:: STATED TASK ::
Take the listing from its first line through the line that contains "(n4) at (1062,59)" and please retype those lines exactly, leaving out the pictures.

═══ STORED DATA ═══

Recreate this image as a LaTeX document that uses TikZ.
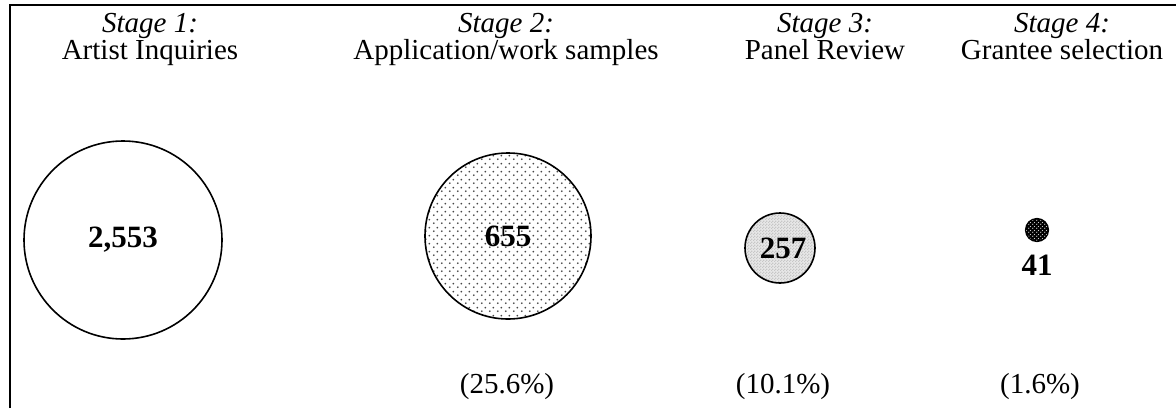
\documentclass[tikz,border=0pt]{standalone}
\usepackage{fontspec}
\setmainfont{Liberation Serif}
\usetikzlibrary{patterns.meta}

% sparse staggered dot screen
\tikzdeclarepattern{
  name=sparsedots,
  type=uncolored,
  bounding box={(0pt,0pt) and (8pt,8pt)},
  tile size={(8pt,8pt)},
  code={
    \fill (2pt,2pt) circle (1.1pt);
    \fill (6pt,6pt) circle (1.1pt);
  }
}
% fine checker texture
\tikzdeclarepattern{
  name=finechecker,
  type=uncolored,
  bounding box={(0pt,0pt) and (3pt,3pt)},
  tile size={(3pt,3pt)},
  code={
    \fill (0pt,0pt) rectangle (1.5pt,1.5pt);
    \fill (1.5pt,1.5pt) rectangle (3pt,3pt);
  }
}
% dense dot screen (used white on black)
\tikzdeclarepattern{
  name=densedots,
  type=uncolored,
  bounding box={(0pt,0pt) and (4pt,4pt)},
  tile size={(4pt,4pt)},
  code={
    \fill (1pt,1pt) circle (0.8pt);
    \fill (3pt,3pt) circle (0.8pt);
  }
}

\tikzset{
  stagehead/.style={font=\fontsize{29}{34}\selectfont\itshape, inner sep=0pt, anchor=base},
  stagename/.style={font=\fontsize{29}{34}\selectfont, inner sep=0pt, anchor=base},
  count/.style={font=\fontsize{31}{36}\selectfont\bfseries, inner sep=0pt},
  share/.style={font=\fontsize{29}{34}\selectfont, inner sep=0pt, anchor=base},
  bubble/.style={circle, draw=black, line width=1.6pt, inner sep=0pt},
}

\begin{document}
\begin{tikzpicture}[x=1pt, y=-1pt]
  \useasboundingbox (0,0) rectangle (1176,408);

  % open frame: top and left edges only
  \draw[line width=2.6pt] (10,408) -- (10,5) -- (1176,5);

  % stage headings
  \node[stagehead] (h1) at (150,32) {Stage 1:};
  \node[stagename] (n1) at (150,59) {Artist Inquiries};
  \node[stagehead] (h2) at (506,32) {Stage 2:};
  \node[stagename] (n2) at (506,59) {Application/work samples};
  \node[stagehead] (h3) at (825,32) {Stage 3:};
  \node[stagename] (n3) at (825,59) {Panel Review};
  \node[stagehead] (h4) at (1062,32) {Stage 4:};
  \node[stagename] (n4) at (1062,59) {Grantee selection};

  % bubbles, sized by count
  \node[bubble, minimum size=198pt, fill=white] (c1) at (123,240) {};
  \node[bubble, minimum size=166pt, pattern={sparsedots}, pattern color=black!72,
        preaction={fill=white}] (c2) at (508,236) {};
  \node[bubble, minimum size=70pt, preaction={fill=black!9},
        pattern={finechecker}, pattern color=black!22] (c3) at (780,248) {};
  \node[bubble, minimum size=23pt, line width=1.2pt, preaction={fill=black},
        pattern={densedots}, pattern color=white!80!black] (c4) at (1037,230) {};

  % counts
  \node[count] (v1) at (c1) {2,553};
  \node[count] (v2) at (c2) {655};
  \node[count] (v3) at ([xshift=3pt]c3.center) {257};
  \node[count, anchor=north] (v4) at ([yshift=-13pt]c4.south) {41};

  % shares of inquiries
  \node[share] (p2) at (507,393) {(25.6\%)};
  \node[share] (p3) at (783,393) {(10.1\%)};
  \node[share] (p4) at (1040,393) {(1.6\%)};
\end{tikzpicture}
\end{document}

═══

:: EXERCISE SOLUTION ::
Recreate this image as a LaTeX document that uses TikZ.
\documentclass[tikz,border=0pt]{standalone}
\usepackage{fontspec}
\setmainfont{Liberation Serif}
\usetikzlibrary{patterns.meta}

% sparse staggered dot screen
\tikzdeclarepattern{
  name=sparsedots,
  type=uncolored,
  bounding box={(0pt,0pt) and (8pt,8pt)},
  tile size={(8pt,8pt)},
  code={
    \fill (2pt,2pt) circle (1.1pt);
    \fill (6pt,6pt) circle (1.1pt);
  }
}
% fine checker texture
\tikzdeclarepattern{
  name=finechecker,
  type=uncolored,
  bounding box={(0pt,0pt) and (3pt,3pt)},
  tile size={(3pt,3pt)},
  code={
    \fill (0pt,0pt) rectangle (1.5pt,1.5pt);
    \fill (1.5pt,1.5pt) rectangle (3pt,3pt);
  }
}
% dense dot screen (used white on black)
\tikzdeclarepattern{
  name=densedots,
  type=uncolored,
  bounding box={(0pt,0pt) and (4pt,4pt)},
  tile size={(4pt,4pt)},
  code={
    \fill (1pt,1pt) circle (0.8pt);
    \fill (3pt,3pt) circle (0.8pt);
  }
}

\tikzset{
  stagehead/.style={font=\fontsize{29}{34}\selectfont\itshape, inner sep=0pt, anchor=base},
  stagename/.style={font=\fontsize{29}{34}\selectfont, inner sep=0pt, anchor=base},
  count/.style={font=\fontsize{31}{36}\selectfont\bfseries, inner sep=0pt},
  share/.style={font=\fontsize{29}{34}\selectfont, inner sep=0pt, anchor=base},
  bubble/.style={circle, draw=black, line width=1.6pt, inner sep=0pt},
}

\begin{document}
\begin{tikzpicture}[x=1pt, y=-1pt]
  \useasboundingbox (0,0) rectangle (1176,408);

  % open frame: top and left edges only
  \draw[line width=2.6pt] (10,408) -- (10,5) -- (1176,5);

  % stage headings
  \node[stagehead] (h1) at (150,32) {Stage 1:};
  \node[stagename] (n1) at (150,59) {Artist Inquiries};
  \node[stagehead] (h2) at (506,32) {Stage 2:};
  \node[stagename] (n2) at (506,59) {Application/work samples};
  \node[stagehead] (h3) at (825,32) {Stage 3:};
  \node[stagename] (n3) at (825,59) {Panel Review};
  \node[stagehead] (h4) at (1062,32) {Stage 4:};
  \node[stagename] (n4) at (1062,59) {Grantee selection};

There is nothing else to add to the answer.